“Big data” is a very broad term for structured and unstructured data sets that cannot be opened or processed locally on a traditional computer or application because of memory restrictions. Big data sets need to he processed using distributed computing technologies such as Hadoop before being put through a data mining or predictive analytics process.


Predictive modeling is a process in which input data is put through statistical or data mining / machine learning techniques to find factors that are able to help make predictions or inferences about future events. Predictive modeling can be used to identify and quantify both risk and opportunity.


Data mining is the application of statistical methods to extract implicit, previously unknown, and potentially useful information from data. Advances in computing technology and the ability to create, store, and access increasingly larger volumes of data have created new opportunities for companies to implement predictive strategies. Such methods can be applied to a diverse set of real world problems within most industries. The primary objective of the research may be the prediction of future events or advancement of learning.
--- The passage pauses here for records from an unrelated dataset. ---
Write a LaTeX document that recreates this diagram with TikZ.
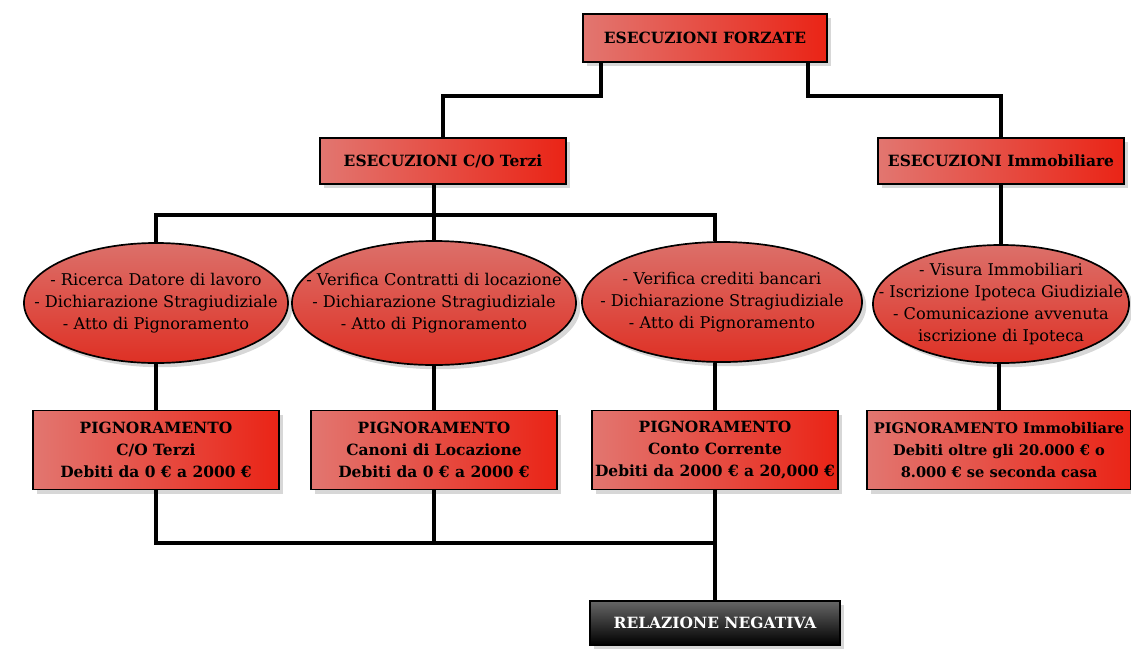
\documentclass[tikz,border=0pt]{standalone}
\usepackage{fontspec}
\setmainfont{DejaVu Serif}
\usetikzlibrary{shapes.geometric,shadows,calc}
\definecolor{boxlight}{RGB}{226,118,112}
\definecolor{boxred}{RGB}{234,36,22}
\definecolor{ovallight}{RGB}{220,112,106}
\definecolor{ovalred}{RGB}{222,48,36}
\tikzset{
  shade/.style={drop shadow={shadow xshift=3pt, shadow yshift=-3pt, fill=black!45, opacity=.35}},
  box/.style={rectangle, draw=black, line width=1.2pt, left color=boxlight, right color=boxred,
    shade, align=center, inner sep=1pt, font=\fontsize{11}{15.5}\selectfont\bfseries},
  oval/.style={ellipse, draw=black, line width=1.2pt, top color=ovallight, bottom color=ovalred,
    shade, inner sep=0pt},
  ovaltext/.style={align=center, inner sep=0pt, font=\fontsize{11.5}{15.5}\selectfont},
  darkbox/.style={rectangle, draw=black, line width=1.2pt, top color=black!60, bottom color=black,
    text=white, shade, inner sep=2pt, font=\fontsize{11}{12}\selectfont\bfseries},
  wire/.style={line width=2.4pt},
}

\begin{document}
\begin{tikzpicture}[x=0.025cm, y=-0.025cm]
\useasboundingbox (0,0) rectangle (1131,653);

% Top level
\node[box, minimum width=6.1cm, minimum height=1.2cm] (forzate) at (705,38) {ESECUZIONI FORZATE};

% Second level
\node[box, minimum width=6.15cm, minimum height=1.15cm] (terzi) at (443,161) {ESECUZIONI C/O Terzi};
\node[box, minimum width=6.15cm, minimum height=1.15cm] (immob) at (1001,161) {ESECUZIONI Immobiliare};

% Activities (ellipses)
\node[oval, minimum width=6.6cm, minimum height=3.0cm] (e1) at (156,303) {};
\node[oval, minimum width=7.1cm, minimum height=3.1cm] (e2) at (434,303) {};
\node[oval, minimum width=7.0cm, minimum height=3.0cm] (e3) at (722,302) {};
\node[oval, minimum width=6.4cm, minimum height=2.95cm] (e4) at (1001,304) {};

\node[ovaltext] (t1) at (e1) {- Ricerca Datore di lavoro\\- Dichiarazione Stragiudiziale\\- Atto di Pignoramento};
\node[ovaltext] (t2) at (e2) {- Verifica Contratti di locazione\\- Dichiarazione Stragiudiziale\\- Atto di Pignoramento};
\node[ovaltext] (t3) at (e3) {- Verifica crediti bancari\\- Dichiarazione Stragiudiziale\\- Atto di Pignoramento};
\node[ovaltext] (t4) at (e4) {- Visura Immobiliari\\- Iscrizione Ipoteca Giudiziale\\- Comunicazione avvenuta\\iscrizione di Ipoteca};

% Pignoramenti
\node[box, minimum width=6.15cm, minimum height=1.975cm] (b1) at (156,450) {PIGNORAMENTO\\C/O Terzi\\Debiti da 0 € a 2000 €};
\node[box, minimum width=6.15cm, minimum height=1.975cm] (b2) at (434,450) {PIGNORAMENTO\\Canoni di Locazione\\Debiti da 0 € a 2000 €};
\node[box, minimum width=6.15cm, minimum height=1.975cm] (b3) at (715,450) {PIGNORAMENTO\\Conto Corrente\\Debiti da 2000 € a 20,000 €};
\node[box, minimum width=6.6cm, minimum height=1.975cm, font=\fontsize{10.4}{15.5}\selectfont\bfseries] (b4) at (999,450) {PIGNORAMENTO Immobiliare\\Debiti oltre gli 20.000 € o\\8.000 € se seconda casa};

% Result
\node[darkbox, minimum width=6.25cm, minimum height=1.1cm] (neg) at (715,623) {RELAZIONE NEGATIVA};

% Junctions
\coordinate (split) at (715,215);
\coordinate (merge) at (715,543);

% Connectors
\draw[wire] (forzate.south -| 601,0) -- ++(0,33) -| (terzi.north);
\draw[wire] (forzate.south -| 808,0) -- ++(0,33) -| (immob.north);
\draw[wire] (e1.north) |- (split) -- (split |- e3.north);
\draw[wire] (terzi.south -| e2.north) -- (e2.north);
\draw[wire] (immob.south -| e4.north) -- (e4.north);
\draw[wire] (e1.south) -- (b1.north);
\draw[wire] (e2.south) -- (b2.north);
\draw[wire] (e3.south -| b3.north) -- (b3.north);
\draw[wire] (e4.south -| b4.north) -- (b4.north);
\draw[wire] (b1.south) |- (merge);
\draw[wire] (b2.south) -- (b2.south |- merge);
\draw[wire] (b3.south) -- (neg.north);
\end{tikzpicture}
\end{document}
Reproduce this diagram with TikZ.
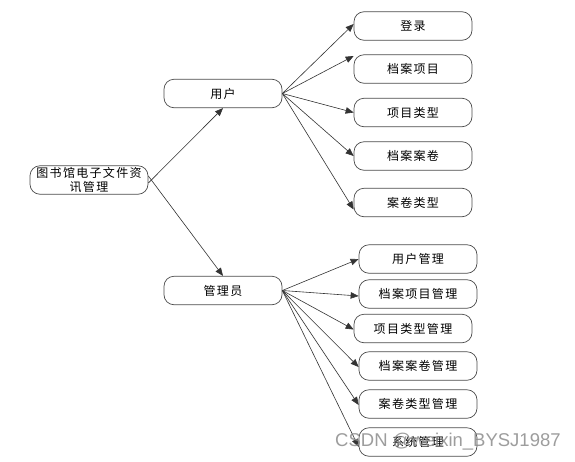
\documentclass[tikz,border=0pt]{standalone}
\usepackage{fontspec}
\newfontfamily\cjk[LetterSpace=11]{Noto Sans CJK SC}
\usetikzlibrary{arrows.meta}
\begin{document}
\begin{tikzpicture}[x=1pt,y=-1pt,
  box/.style={draw=black!70,line width=0.7pt,rounded corners=10pt,minimum width=118pt,minimum height=28.5pt,inner sep=0pt,font=\cjk\fontsize{12}{13.5}\selectfont,align=center,fill=white},
  arr/.style={draw=black!80,line width=0.6pt,-{Triangle[length=8pt,width=6.5pt]}}]
\useasboundingbox (0,0) rectangle (575,461);
\fill[white] (0,0) rectangle (575,461);
\node[box] (root) at (89,180) {图书馆电子文件资\\讯管理};
\node[box] (user) at (223,93.5) {用户};
\node[box] (admin) at (223,290.5) {管理员};
\node[box] (u1) at (413,26) {登录};
\node[box] (u2) at (413,69) {档案项目};
\node[box] (u3) at (413,112.5) {项目类型};
\node[box] (u4) at (413,156) {档案案卷};
\node[box] (u5) at (413,202.5) {案卷类型};
\node[box] (a1) at (418,259) {用户管理};
\node[box] (a2) at (418,294) {档案项目管理};
\node[box] (a3) at (413,328.5) {项目类型管理};
\node[box] (a4) at (418,366) {档案案卷管理};
\node[box] (a5) at (418,404) {案卷类型管理};
\node[box] (a6) at (418,442) {系统管理};
\draw[arr] ([yshift=-3pt]root.east) -- (user.south);
\draw[arr] ([yshift=4pt]root.east) -- (admin.north);
\coordinate (us) at (user.east);
\coordinate (ad) at (admin.east);
\draw[arr] (us) -- ([yshift=2pt]u1.west);
\draw[arr] (us) -- ([yshift=13pt]u2.west);
\draw[arr] (us) -- (u3.west);
\draw[arr] (us) -- (u4.west);
\draw[arr] (us) -- ([yshift=-7pt]u5.west);
\draw[arr] (ad) -- (a1.west);
\draw[arr] (ad) -- ([yshift=-2pt]a2.west);
\draw[arr] (ad) -- ([yshift=-1pt]a3.west);
\draw[arr] (ad) -- ([yshift=-1pt]a4.west);
\draw[arr] (ad) -- ([yshift=-1pt]a5.west);
\draw[arr] (ad) -- ([yshift=-5pt]a6.west);
\node[text=black!45,text opacity=0.85,font=\fontspec{Liberation Sans}\fontsize{18.5}{20}\selectfont,anchor=west,inner sep=0pt] (wm) at (335,442) {CSDN @weixin\_BYSJ1987};
\end{tikzpicture}
\end{document}
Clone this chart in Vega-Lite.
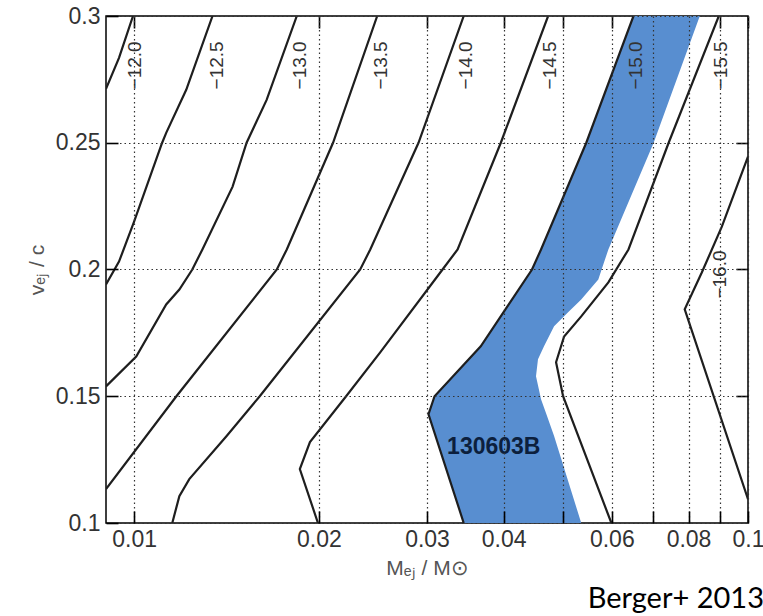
{
  "$schema": "https://vega.github.io/schema/vega-lite/v6.json",
  "width": 642,
  "height": 507,
  "autosize": {"type": "none"},
  "padding": {"left": 106, "top": 16, "right": 15, "bottom": 93},
  "background": "white",
  "config": {
    "view": {"stroke": "#000", "strokeWidth": 1.5},
    "font": "Liberation Sans"
  },
  "title": {
    "text": "Berger+ 2013",
    "orient": "bottom",
    "anchor": "end",
    "frame": "bounds",
    "font": "Lato",
    "fontSize": 29,
    "fontWeight": "normal",
    "color": "#000",
    "offset": 7
  },
  "datasets": {
    "band": [
      {"v": 0.1, "lo": 0.03443, "hi": 0.0535},
      {"v": 0.1343, "lo": 0.03099, "hi": 0.04832},
      {"v": 0.1429, "lo": 0.03017, "hi": 0.04695},
      {"v": 0.1488, "lo": 0.03074, "hi": 0.04601},
      {"v": 0.15, "lo": 0.03086, "hi": 0.0459},
      {"v": 0.1579, "lo": 0.03308, "hi": 0.04515},
      {"v": 0.1646, "lo": 0.03509, "hi": 0.04549},
      {"v": 0.1697, "lo": 0.0367, "hi": 0.04653},
      {"v": 0.1776, "lo": 0.03857, "hi": 0.04832},
      {"v": 0.1831, "lo": 0.03995, "hi": 0.05093},
      {"v": 0.1882, "lo": 0.04127, "hi": 0.0535},
      {"v": 0.1961, "lo": 0.04339, "hi": 0.05704},
      {"v": 0.2, "lo": 0.04448, "hi": 0.05775},
      {"v": 0.2079, "lo": 0.04601, "hi": 0.05923},
      {"v": 0.25, "lo": 0.05452, "hi": 0.0702},
      {"v": 0.3, "lo": 0.06508, "hi": 0.08346}
    ],
    "contours": [
      {"level": "-12.0", "i": 0, "M": 0.009, "v": 0.2713},
      {"level": "-12.0", "i": 1, "M": 0.00945, "v": 0.2835},
      {"level": "-12.0", "i": 2, "M": 0.00996, "v": 0.3},

      {"level": "-12.5", "i": 0, "M": 0.009, "v": 0.1941},
      {"level": "-12.5", "i": 1, "M": 0.00945, "v": 0.2031},
      {"level": "-12.5", "i": 2, "M": 0.01, "v": 0.2189},
      {"level": "-12.5", "i": 3, "M": 0.01111, "v": 0.25},
      {"level": "-12.5", "i": 4, "M": 0.01128, "v": 0.2539},
      {"level": "-12.5", "i": 5, "M": 0.01216, "v": 0.2709},
      {"level": "-12.5", "i": 6, "M": 0.01342, "v": 0.3},

      {"level": "-13.0", "i": 0, "M": 0.009, "v": 0.1539},
      {"level": "-13.0", "i": 1, "M": 0.01008, "v": 0.1657},
      {"level": "-13.0", "i": 2, "M": 0.01128, "v": 0.1862},
      {"level": "-13.0", "i": 3, "M": 0.01185, "v": 0.1921},
      {"level": "-13.0", "i": 4, "M": 0.01244, "v": 0.2},
      {"level": "-13.0", "i": 5, "M": 0.01292, "v": 0.2079},
      {"level": "-13.0", "i": 6, "M": 0.01447, "v": 0.2327},
      {"level": "-13.0", "i": 7, "M": 0.01525, "v": 0.25},
      {"level": "-13.0", "i": 8, "M": 0.01644, "v": 0.2669},
      {"level": "-13.0", "i": 9, "M": 0.01841, "v": 0.3},

      {"level": "-13.5", "i": 0, "M": 0.009, "v": 0.1134},
      {"level": "-13.5", "i": 1, "M": 0.01172, "v": 0.15},
      {"level": "-13.5", "i": 2, "M": 0.01708, "v": 0.2},
      {"level": "-13.5", "i": 3, "M": 0.01773, "v": 0.2079},
      {"level": "-13.5", "i": 4, "M": 0.02109, "v": 0.25},
      {"level": "-13.5", "i": 5, "M": 0.02489, "v": 0.3},

      {"level": "-14.0", "i": 0, "M": 0.01154, "v": 0.1},
      {"level": "-14.0", "i": 1, "M": 0.01185, "v": 0.1106},
      {"level": "-14.0", "i": 2, "M": 0.0123, "v": 0.1173},
      {"level": "-14.0", "i": 3, "M": 0.01415, "v": 0.1343},
      {"level": "-14.0", "i": 4, "M": 0.01602, "v": 0.15},
      {"level": "-14.0", "i": 5, "M": 0.02335, "v": 0.2},
      {"level": "-14.0", "i": 6, "M": 0.02425, "v": 0.2079},
      {"level": "-14.0", "i": 7, "M": 0.02906, "v": 0.25},
      {"level": "-14.0", "i": 8, "M": 0.03443, "v": 0.3},

      {"level": "-14.5", "i": 0, "M": 0.01993, "v": 0.1},
      {"level": "-14.5", "i": 1, "M": 0.01862, "v": 0.1213},
      {"level": "-14.5", "i": 2, "M": 0.01934, "v": 0.1319},
      {"level": "-14.5", "i": 3, "M": 0.02215, "v": 0.15},
      {"level": "-14.5", "i": 4, "M": 0.02517, "v": 0.1673},
      {"level": "-14.5", "i": 5, "M": 0.0318, "v": 0.2},
      {"level": "-14.5", "i": 6, "M": 0.03365, "v": 0.2079},
      {"level": "-14.5", "i": 7, "M": 0.03957, "v": 0.25},
      {"level": "-14.5", "i": 8, "M": 0.04725, "v": 0.3},

      {"level": "-15.0", "i": 0, "M": 0.03443, "v": 0.1},
      {"level": "-15.0", "i": 1, "M": 0.03017, "v": 0.1429},
      {"level": "-15.0", "i": 2, "M": 0.03086, "v": 0.15},
      {"level": "-15.0", "i": 3, "M": 0.0367, "v": 0.1697},
      {"level": "-15.0", "i": 4, "M": 0.04448, "v": 0.2},
      {"level": "-15.0", "i": 5, "M": 0.04601, "v": 0.2079},
      {"level": "-15.0", "i": 6, "M": 0.05452, "v": 0.25},
      {"level": "-15.0", "i": 7, "M": 0.06508, "v": 0.3},

      {"level": "-15.5", "i": 0, "M": 0.0599, "v": 0.1},
      {"level": "-15.5", "i": 1, "M": 0.04998, "v": 0.15},
      {"level": "-15.5", "i": 2, "M": 0.04868, "v": 0.1634},
      {"level": "-15.5", "i": 3, "M": 0.05017, "v": 0.1736},
      {"level": "-15.5", "i": 4, "M": 0.0535, "v": 0.1815},
      {"level": "-15.5", "i": 5, "M": 0.05923, "v": 0.1949},
      {"level": "-15.5", "i": 6, "M": 0.06387, "v": 0.2079},
      {"level": "-15.5", "i": 7, "M": 0.07426, "v": 0.25},
      {"level": "-15.5", "i": 8, "M": 0.08963, "v": 0.3},

      {"level": "-16.0", "i": 0, "M": 0.1, "v": 0.2445},
      {"level": "-16.0", "i": 1, "M": 0.09065, "v": 0.2169},
      {"level": "-16.0", "i": 2, "M": 0.08409, "v": 0.1988},
      {"level": "-16.0", "i": 3, "M": 0.07887, "v": 0.1843},
      {"level": "-16.0", "i": 4, "M": 0.1, "v": 0.1094}
    ],
    "labels": [
      {"text": "−12.0", "M": 0.01004, "v": 0.2805},
      {"text": "−12.5", "M": 0.01367, "v": 0.2805},
      {"text": "−13.0", "M": 0.01862, "v": 0.2805},
      {"text": "−13.5", "M": 0.02527, "v": 0.2805},
      {"text": "−14.0", "M": 0.03469, "v": 0.2805},
      {"text": "−14.5", "M": 0.0476, "v": 0.2805},
      {"text": "−15.0", "M": 0.06582, "v": 0.2805},
      {"text": "−15.5", "M": 0.09031, "v": 0.2805},
      {"text": "−16.0", "M": 0.08997, "v": 0.198}
    ],
    "event": [
      {"text": "130603B", "M": 0.03854, "v": 0.1299}
    ]
  },
  "layer": [
    {
      "data": {"name": "band"},
      "mark": {"type": "area", "orient": "horizontal", "color": "#588ED0", "opacity": 1, "clip": true},
      "encoding": {
        "y": {
          "field": "v", "type": "quantitative",
          "scale": {"domain": [0.1, 0.3], "nice": false, "zero": false},
          "axis": {
            "orient": "left",
            "values": [0.1, 0.15, 0.2, 0.25, 0.3],
            "format": ".2~f",
            "title": "vₑⱼ / c",
            "titleFontSize": 21,
            "titleFontWeight": "normal",
            "titleColor": "#555",
            "titlePadding": 8,
            "labelFontSize": 23,
            "labelColor": "#333",
            "labelPadding": 18,
            "tickSize": -12,
            "tickColor": "#000",
            "tickWidth": 1.6,
            "domain": false,
            "grid": true,
            "gridDash": [1.5, 3],
            "gridColor": "#333",
            "gridWidth": 1.2,
            "zindex": 1
          }
        },
        "x": {
          "field": "lo", "type": "quantitative",
          "scale": {"type": "log", "domain": [0.009, 0.1], "nice": false},
          "axis": {
            "orient": "bottom",
            "values": [0.01, 0.02, 0.03, 0.04, 0.05, 0.06, 0.07, 0.08, 0.09, 0.1],
            "labelExpr": "datum.value == 0.05 || datum.value == 0.07 || datum.value == 0.09 ? '' : format(datum.value, '.2~f')",
            "title": "Mₑⱼ / M⊙",
            "titleFontSize": 21,
            "titleFontWeight": "normal",
            "titleColor": "#555",
            "titlePadding": 6,
            "labelFontSize": 23,
            "labelColor": "#333",
            "labelPadding": 17,
            "labelFlush": false,
            "labelOverlap": false,
            "tickSize": -12,
            "tickColor": "#000",
            "tickWidth": 1.6,
            "domain": false,
            "grid": true,
            "gridDash": [1.5, 3],
            "gridColor": "#333",
            "gridWidth": 1.2,
            "zindex": 1
          }
        },
        "x2": {"field": "hi"}
      }
    },
    {
      "data": {"name": "contours"},
      "mark": {"type": "line", "color": "#1e1e1e", "strokeWidth": 2.2, "clip": true},
      "encoding": {
        "x": {
          "field": "M", "type": "quantitative",
          "scale": {"type": "log", "domain": [0.009, 0.1], "nice": false},
          "axis": {
            "orient": "top",
            "values": [0.01, 0.02, 0.03, 0.04, 0.05, 0.06, 0.07, 0.08, 0.09, 0.1],
            "labels": false,
            "title": null,
            "tickSize": -12,
            "tickColor": "#000",
            "tickWidth": 1.6,
            "domain": false,
            "grid": false
          }
        },
        "y": {
          "field": "v", "type": "quantitative",
          "scale": {"domain": [0.1, 0.3], "nice": false, "zero": false},
          "axis": {
            "orient": "right",
            "values": [0.15, 0.2, 0.25],
            "labels": false,
            "title": null,
            "tickSize": -12,
            "tickColor": "#000",
            "tickWidth": 1.6,
            "domain": false,
            "grid": false
          }
        },
        "detail": {"field": "level", "type": "nominal"},
        "order": {"field": "i", "type": "quantitative"}
      }
    },
    {
      "data": {"name": "labels"},
      "mark": {"type": "text", "angle": 270, "align": "center", "baseline": "middle", "fontSize": 19, "color": "#333", "font": "Liberation Sans"},
      "encoding": {
        "x": {"field": "M", "type": "quantitative", "scale": {"type": "log", "domain": [0.009, 0.1], "nice": false}, "axis": null},
        "y": {"field": "v", "type": "quantitative", "scale": {"domain": [0.1, 0.3], "nice": false, "zero": false}, "axis": null},
        "text": {"field": "text"}
      }
    },
    {
      "data": {"name": "event"},
      "mark": {"type": "text", "align": "center", "baseline": "middle", "fontSize": 23, "fontWeight": "bold", "color": "#0c1f3d", "font": "Liberation Sans"},
      "encoding": {
        "x": {"field": "M", "type": "quantitative", "scale": {"type": "log", "domain": [0.009, 0.1], "nice": false}, "axis": null},
        "y": {"field": "v", "type": "quantitative", "scale": {"domain": [0.1, 0.3], "nice": false, "zero": false}, "axis": null},
        "text": {"field": "text"}
      }
    }
  ],
  "resolve": {"axis": {"x": "independent", "y": "independent"}}
}
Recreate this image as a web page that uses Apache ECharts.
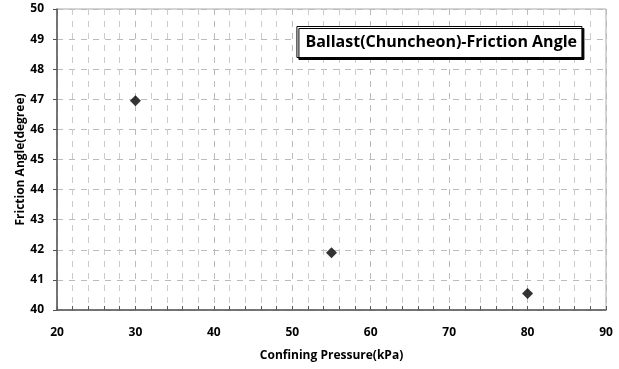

Apache Hadoop is an open-source software framework written in Java for distributed storage and distributed processing of very large data sets on computer clusters built from commodity hardware.

Amazon Web Services

Amazon Elastic MapReduce (Amazon EMR) is a web service that makes it easy to quickly and cost-effectively process vast amounts of data. Amazon EMR securely and reliably handles your big data use cases, including log analysis, web indexing, data warehousing, machine learning, financial analysis, and scientific simulation.


Python is a widely used high-level programming language for general-purpose programming, created by Guido van Rossum and first released in 1991.


R is a programming language and software environment for statistical computing and graphics. The R language is widely used among statisticians and data miners for developing statistical software. R is currently the most used programming language in data mining.